Investing.com – In a knee-jerk reaction, West Texas Intermediate oil pared gains in North American trade on Thursday, after data showed that oil supplies in the U.S. registered an unexpected inventory build.
Crude oil for February delivery on the New York Mercantile Exchange gained 56 cents, or 1.10%, to trade at $51.54 a barrel by 11:02AM ET (16:02GMT) compared to $51.64 ahead of the report.
The U.S. Energy Information Administration said in its weekly report that crude oil inventories jumped by 2.347 million barrels in the week ended January 13. Market analysts' had expected a crude-stock draw of 0.342 million barrels, while the American Petroleum Institute late Wednesday reported a supply drop of 5.04 million barrels.
Supplies at Cushing, Oklahoma, the key delivery point for Nymex crude, declined by 1.274 million barrels last week, the EIA said. Total U.S. crude oil inventories stood at 485.5 million barrels as of last week, according to press release, which the EIA considered to be “near the upper limit of the average range for this time of year”.
The report also showed that gasoline inventories increased by 5.951 million barrels, compared to expectations for a build of 2.023 million barrels, while distillate stockpiles fell by 0.968 million barrels, compared to forecasts for a gain of 0.162 million.
The data was released one day later than usual due to the holiday last Monday.
Elsewhere, on the ICE Futures Exchange in London, Brent oil for March delivery rose 28 cents, or 0.52%, to $54.20 by 11:07AM ET (16:07GMT), compared to $54.51 before the release.
The data release came after the monthly oil market report from the International Energy Agency (IEA) showed that world oil markets are slowly tightening as demand rises.
Commercial oil inventories in the major industrialized countries fell for a fourth consecutive month in November, the IEA said, although they remained more than 300 million barrels above the five-year average.
The IEA said output cuts announced by the Organization of the Petroleum Exporting Countries and 11 non-OPEC producers in November had "entered their probation period" and that it was too early to see what level of compliance had been achieved.
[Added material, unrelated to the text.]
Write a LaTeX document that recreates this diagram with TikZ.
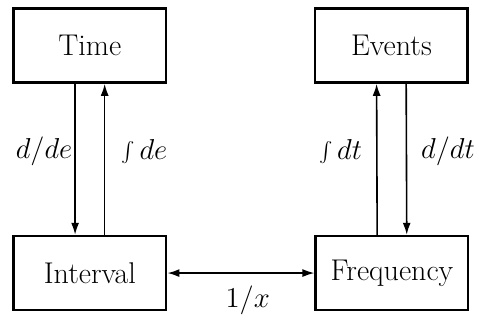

January 1 marked the official start of the deal agreed by OPEC and non-OPEC member countries such as Russia in November last year to reduce output by almost 1.8 million barrels per day to 32.5 million for the next six months.
The deal, if carried out as planned, should reduce global supply by about 2%.
A monitoring committee charged with tracking adherence to the global deal is due to meet in Vienna for the first time on January 22.
Meanwhile, Brent's premium to the WTI crude contract stood at $2.74 a barrel by 11:08AM ET (16:08GMT), compared to a gap of $2.84 by close of trade on Wednesday.